Non accettare tutto ciò che ci fa vergognare dei nostri figli in fondo è un po’ volerli possedere. Per i nostri figli, noi possiamo dare anche solo la nostra meschinità. Perché è proprio quando ci sentiamo niente, che possiamo offrire tutto. La santità non è offrire tutto, ma lasciare che Dio si prenda tutto.
Ketti è intervenuta per raccontare del distacco dal suo figlio in affido e di come ogni volta che lo rivede ritorna il tarlo della domanda “e se fosse stato con noi, oggi come sarebbe?”.
Questo dolore è un Mistero, commenta don Emanuele, che è più grande di noi. “Maria e Giuseppe erano angosciati perché si sentivano di non essere adeguati al compito che gli era stato affidato che era più grande di loro. Quindi quando vi sembra che il compito sia più grande delle vostre forze, pensate che prima di voi ci sono passati Maria e Giuseppe”. Gesù è pieno di tenerezza e comprensione per i suoi genitori perché si rende conto che non possono capire il Mistero che è lui, ma la stessa tenerezza c’è l’ha anche per noi.

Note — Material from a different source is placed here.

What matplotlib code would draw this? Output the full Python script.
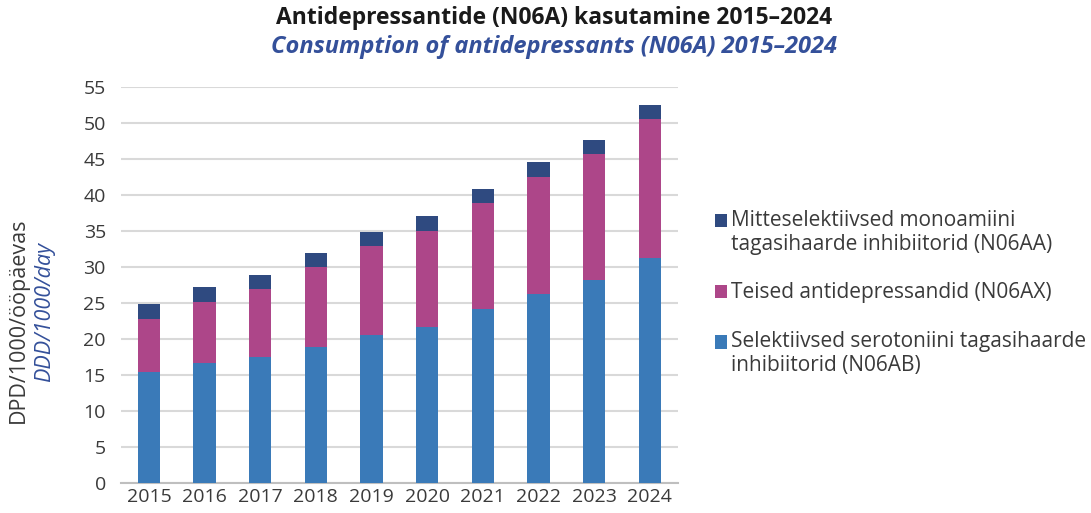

Infine la domanda sofferta di Francesco che, raccontando della vicenda di sua figlia in affido che a 18 anni è uscita di casa, chiede “Tutto il bene che abbiamo dato in questi 7 anni di affido è per arrivare a questo? Così mi ricompensi?”
In questa domanda c’è come la pretesa di ricevere qualcosa in cambio. Tutti sappiamo che non abbiamo niente da pretendere, eppure ci ricaschiamo sempre.
Qual’ è la nostra ricompensa? La nostra ricompensa è ciò che abbiamo già ricevuto in abbondanza, è il fatto che siamo stati scelti.